Towards a Multi-Representational Approach to Prediction, Understanding,
and Discovery in Hydrology
Abstract
A key step in model development is selection of an appropriate
representational system, including both the representation of what is
observed (the data), and the formal mathematical structure used to
construct the input-state-output mapping. These choices are critical,
because they completely determine the questions we can ask, the nature
of the analyses and inferences we can perform, and the answers that we
can obtain. Accordingly, a representation that is suitable for one kind
of investigation might be limited in its ability to support some other
kind.
Arguably, how different representational approaches affect what we can
learn from data is poorly understood. This paper explores three
complementary representational strategies as vehicles for understanding
how catchment-scale hydrological processes vary across
hydro-geo-climatologically diverse Chile. Specifically, we test a lumped
water-balance model (GR4J), a data-based dynamical systems model (LSTM),
and a data-based regression-tree model (Random Forest). Insights were
obtained regarding system memory encoded in data, spatial
transferability by use of surrogate attributes, and informational
deficiencies of the dataset that limit our ability to learn an adequate
input-output relationship.

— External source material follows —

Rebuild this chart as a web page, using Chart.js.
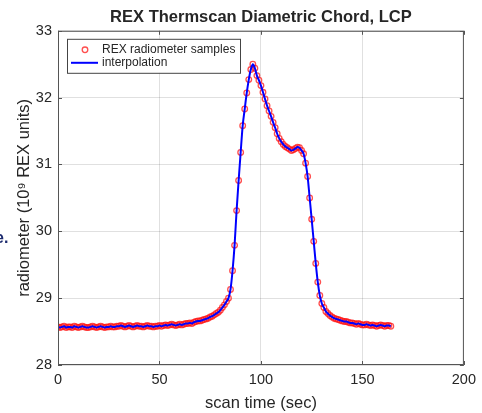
<!DOCTYPE html>
<html>
<head>
<meta charset="utf-8">
<script src="https://cdn.jsdelivr.net/npm/chart.js@4.4.0/dist/chart.umd.min.js"></script>
<style>
html, body { margin: 0; padding: 0; background: #fff; }
#wrap { position: relative; width: 482px; height: 413px; overflow: hidden; }
#stray { position: absolute; left: -5px; top: 229px; font: bold 16px "Liberation Sans", Arial, sans-serif; color: #1c2a6e; }
</style>
</head>
<body>
<div id="wrap">
  <canvas id="chart" width="482" height="413"></canvas>
  <div id="stray">e.</div>
</div>
<script>
// scan time of each radiometer sample (sec)
const scanTimes = [
  0, 1, 2, 3, 4, 5, 6, 7, 8, 9,
  10, 11, 12, 13, 14, 15, 16, 17, 18, 19,
  20, 21, 22, 23, 24, 25, 26, 27, 28, 29,
  30, 31, 32, 33, 34, 35, 36, 37, 38, 39,
  40, 41, 42, 43, 44, 45, 46, 47, 48, 49,
  50, 51, 52, 53, 54, 55, 56, 57, 58, 59,
  60, 61, 62, 63, 64, 65, 66, 67, 68, 69,
  70, 71, 72, 73, 74, 75, 76, 77, 78, 79,
  80, 81, 82, 83, 84, 85, 86, 87, 88, 89,
  90, 91, 92, 93, 94, 95, 96, 97, 98, 99,
  100, 101, 102, 103, 104, 105, 106, 107, 108, 109,
  110, 111, 112, 113, 114, 115, 116, 117, 118, 119,
  120, 121, 122, 123, 124, 125, 126, 127, 128, 129,
  130, 131, 132, 133, 134, 135, 136, 137, 138, 139,
  140, 141, 142, 143, 144, 145, 146, 147, 148, 149,
  150, 151, 152, 153, 154, 155, 156, 157, 158, 159,
  160, 161, 162, 163, 164
];

// radiometer reading (10^9 REX units)
const radiometer = [
  28.57, 28.56, 28.57, 28.58, 28.56, 28.57, 28.57, 28.56, 28.58, 28.57,
  28.56, 28.57, 28.58, 28.57, 28.56, 28.56, 28.57, 28.58, 28.57, 28.56,
  28.57, 28.58, 28.57, 28.56, 28.57, 28.57, 28.58, 28.57, 28.57, 28.58,
  28.58, 28.59, 28.58, 28.57, 28.58, 28.59, 28.58, 28.57, 28.58, 28.59,
  28.58, 28.58, 28.57, 28.58, 28.59, 28.58, 28.58, 28.57, 28.58, 28.58,
  28.59, 28.58, 28.59, 28.60, 28.59, 28.60, 28.61, 28.60, 28.59, 28.60,
  28.61, 28.60, 28.61, 28.62, 28.62, 28.63, 28.62, 28.64, 28.65, 28.66,
  28.66, 28.67, 28.68, 28.69, 28.70, 28.72, 28.73, 28.75, 28.77, 28.79,
  28.82, 28.86, 28.90, 28.95, 29.00, 29.13, 29.41, 29.79, 30.31, 30.76,
  31.18, 31.58, 31.83, 32.07, 32.27, 32.42, 32.50, 32.44, 32.33, 32.26,
  32.18, 32.08, 31.98, 31.88, 31.80, 31.72, 31.63, 31.55, 31.46, 31.39,
  31.34, 31.30, 31.27, 31.25, 31.23, 31.21, 31.22, 31.24, 31.26, 31.25,
  31.21, 31.16, 31.02, 30.82, 30.50, 30.18, 29.85, 29.52, 29.24, 29.04,
  28.92, 28.86, 28.80, 28.77, 28.74, 28.72, 28.70, 28.69, 28.68, 28.67,
  28.66, 28.65, 28.65, 28.64, 28.63, 28.63, 28.62, 28.61, 28.62, 28.61,
  28.60, 28.60, 28.61, 28.60, 28.59, 28.60, 28.59, 28.58, 28.59, 28.60,
  28.59, 28.58, 28.59, 28.59, 28.58
];

const seriesNames = ['REX radiometer samples', 'interpolation'];
const xTicks = [0, 50, 100, 150, 200];
const yTicks = [28, 29, 30, 31, 32, 33];

const FONT = '"Liberation Sans", Arial, Helvetica, sans-serif';
const TEXT = '#262626';

const points = scanTimes.map((t, i) => ({ x: t, y: radiometer[i] }));

// box, inward ticks and legend drawn like a MATLAB axes
const matlabAxes = {
  id: 'matlabAxes',
  afterDraw(chart) {
    const { ctx, chartArea: a, scales } = chart;
    ctx.save();
    ctx.strokeStyle = '#555';
    ctx.lineWidth = 1;
    ctx.strokeRect(a.left + 0.5, a.top + 0.5, a.right - a.left - 1, a.bottom - a.top - 1);
    ctx.beginPath();
    xTicks.forEach(v => {
      const px = Math.round(scales.x.getPixelForValue(v)) + 0.5;
      ctx.moveTo(px, a.top); ctx.lineTo(px, a.top + 4);
      ctx.moveTo(px, a.bottom); ctx.lineTo(px, a.bottom - 4);
    });
    yTicks.forEach(v => {
      const py = Math.round(scales.y.getPixelForValue(v)) + 0.5;
      ctx.moveTo(a.left, py); ctx.lineTo(a.left + 4, py);
      ctx.moveTo(a.right, py); ctx.lineTo(a.right - 4, py);
    });
    ctx.stroke();

    // legend
    const lx = a.left + 9, ly = a.top + 8, lw = 173, lh = 34;
    ctx.fillStyle = '#fff';
    ctx.fillRect(lx, ly, lw, lh);
    ctx.strokeStyle = '#444';
    ctx.strokeRect(lx + 0.5, ly + 0.5, lw, lh);
    const samples = chart.data.datasets[1];
    const interp = chart.data.datasets[0];
    ctx.beginPath();
    ctx.arc(lx + 18, ly + 11, samples.pointRadius, 0, Math.PI * 2);
    ctx.strokeStyle = samples.pointBorderColor;
    ctx.lineWidth = samples.pointBorderWidth;
    ctx.stroke();
    ctx.beginPath();
    ctx.moveTo(lx + 4, ly + 24);
    ctx.lineTo(lx + 31, ly + 24);
    ctx.strokeStyle = interp.borderColor;
    ctx.lineWidth = interp.borderWidth;
    ctx.stroke();
    ctx.fillStyle = TEXT;
    ctx.font = '12px ' + FONT;
    ctx.textBaseline = 'middle';
    ctx.fillText(samples.label, lx + 35, ly + 11);
    ctx.fillText(interp.label, lx + 35, ly + 24);
    ctx.restore();
  }
};

new Chart(document.getElementById('chart'), {
  type: 'line',
  data: {
    datasets: [
      {
        label: seriesNames[1],
        data: points,
        borderColor: '#0000ff',
        borderWidth: 2,
        pointRadius: 0,
        fill: false,
        cubicInterpolationMode: 'monotone'
      },
      {
        label: seriesNames[0],
        data: points,
        showLine: false,
        pointStyle: 'circle',
        pointRadius: 2.8,
        pointBorderWidth: 1.3,
        pointBorderColor: 'rgba(255,20,20,0.75)',
        pointBackgroundColor: 'rgba(0,0,0,0)'
      }
    ]
  },
  options: {
    responsive: false,
    animation: false,
    devicePixelRatio: 1,
    layout: { padding: { left: 0, right: 15, top: 0, bottom: 0 } },
    plugins: {
      legend: { display: false },
      tooltip: { enabled: false },
      title: {
        display: true,
        text: 'REX Thermscan Diametric Chord, LCP',
        fullSize: false,
        color: TEXT,
        font: { family: FONT, size: 16.5, weight: 'bold' },
        padding: { top: 8, bottom: 3 }
      }
    },
    scales: {
      x: {
        type: 'linear',
        min: 0,
        max: 200,
        afterFit: s => { s.height = 48; },
        afterBuildTicks: s => { s.ticks = xTicks.map(v => ({ value: v })); },
        grid: { color: 'rgba(0,0,0,0.12)', drawTicks: false },
        border: { display: false },
        ticks: { color: TEXT, padding: 6, font: { family: FONT, size: 14.5 } },
        title: {
          display: true,
          text: 'scan time (sec)',
          color: TEXT,
          font: { family: FONT, size: 16.5 },
          padding: { top: 2, bottom: 0 }
        }
      },
      y: {
        type: 'linear',
        min: 28,
        max: 33,
        afterFit: s => { s.width = 58; },
        afterBuildTicks: s => { s.ticks = yTicks.map(v => ({ value: v })); },
        grid: { color: 'rgba(0,0,0,0.12)', drawTicks: false },
        border: { display: false },
        ticks: { color: TEXT, padding: 6, font: { family: FONT, size: 14.5 } },
        title: {
          display: true,
          text: 'radiometer (10\u2079 REX units)',
          color: TEXT,
          font: { family: FONT, size: 16.5 },
          padding: { top: 15, bottom: 0 }
        }
      }
    }
  },
  plugins: [matlabAxes]
});
</script>
</body>
</html>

As expected, each approach exhibits specific
strengths, with LSTM providing the best characterization of dynamics,
GR4J being the most robust under informationally deficient conditions,
and RF being most supportive of interpretation.
Overall, the complementary nature of the three approaches suggests the
value of adopting a multi-representational framework in order to more
fully extract information from the data. Our results show that a
multi-representational approach better supports the goals of prediction,
understanding, and scientific discovery in Hydrology.